I can't take my mind off you. I can't take my mind...
My mind...my mind...'Til I find somebody new - Damien Rice

3 Comments:

  • In my case you got 2 out of 3 correct: transient (not by choice necessarily) and LOUD. The horny bit? I think you're projecting. Hee. I liked your take on the professionalism in the eyes. It's in every industry and in all art. It's the finding, honing and mastering of the thing we were all individually placed on this Earth to do. And it's nothing short of magic when you see it in action.

    You're so right about the commitment. It is the love. It is our responsibility.

    Good on you, pet.
    Well done.

    By Blogger Comrade Chicken, At 9:07 AM  

  • Hmm. Well. You certainly know how to make a point.

    I used to write like you do. Somewhere along the line I felt it necessary to censor myself, and I hope it never gets to that point with you, ever. I think it's one of the biggest mistakes my mind has ever made.

    Be certain that I'll be lingering here for a while. (smiles)

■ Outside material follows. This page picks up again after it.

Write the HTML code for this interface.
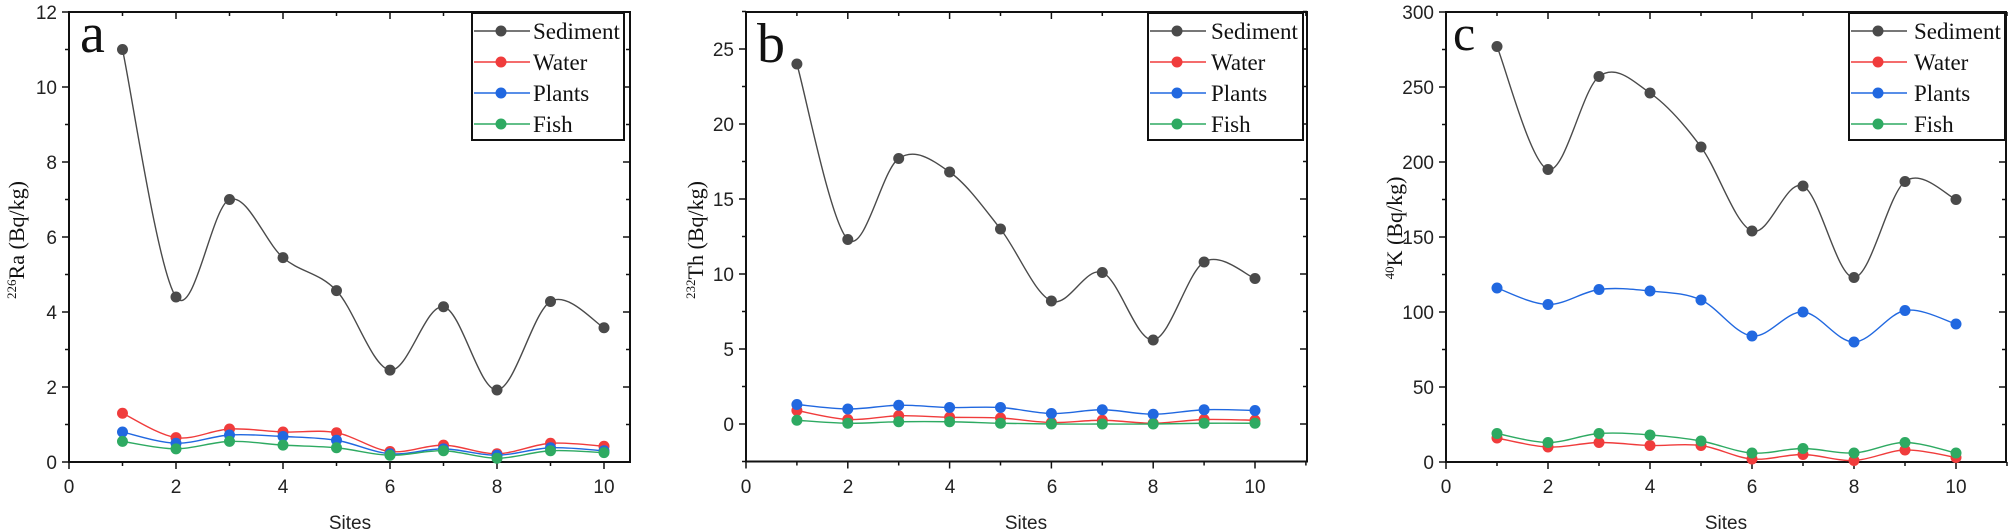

    By Blogger Liz, At 11:37 PM  

  • I think I do censor myself to a certain extent. I'm cognizant of the reality that people I know outside of the comfortable space of the Internet will be reading this. I've been told by a few people that I should consider writing a book. I think that notion is just slightly preposterous. My cloak is wrapped too tightly to ever be a professional writer. I can only give glimpses into my life and my struggles. The rest of it is my observations and attempts at wit and solipsism.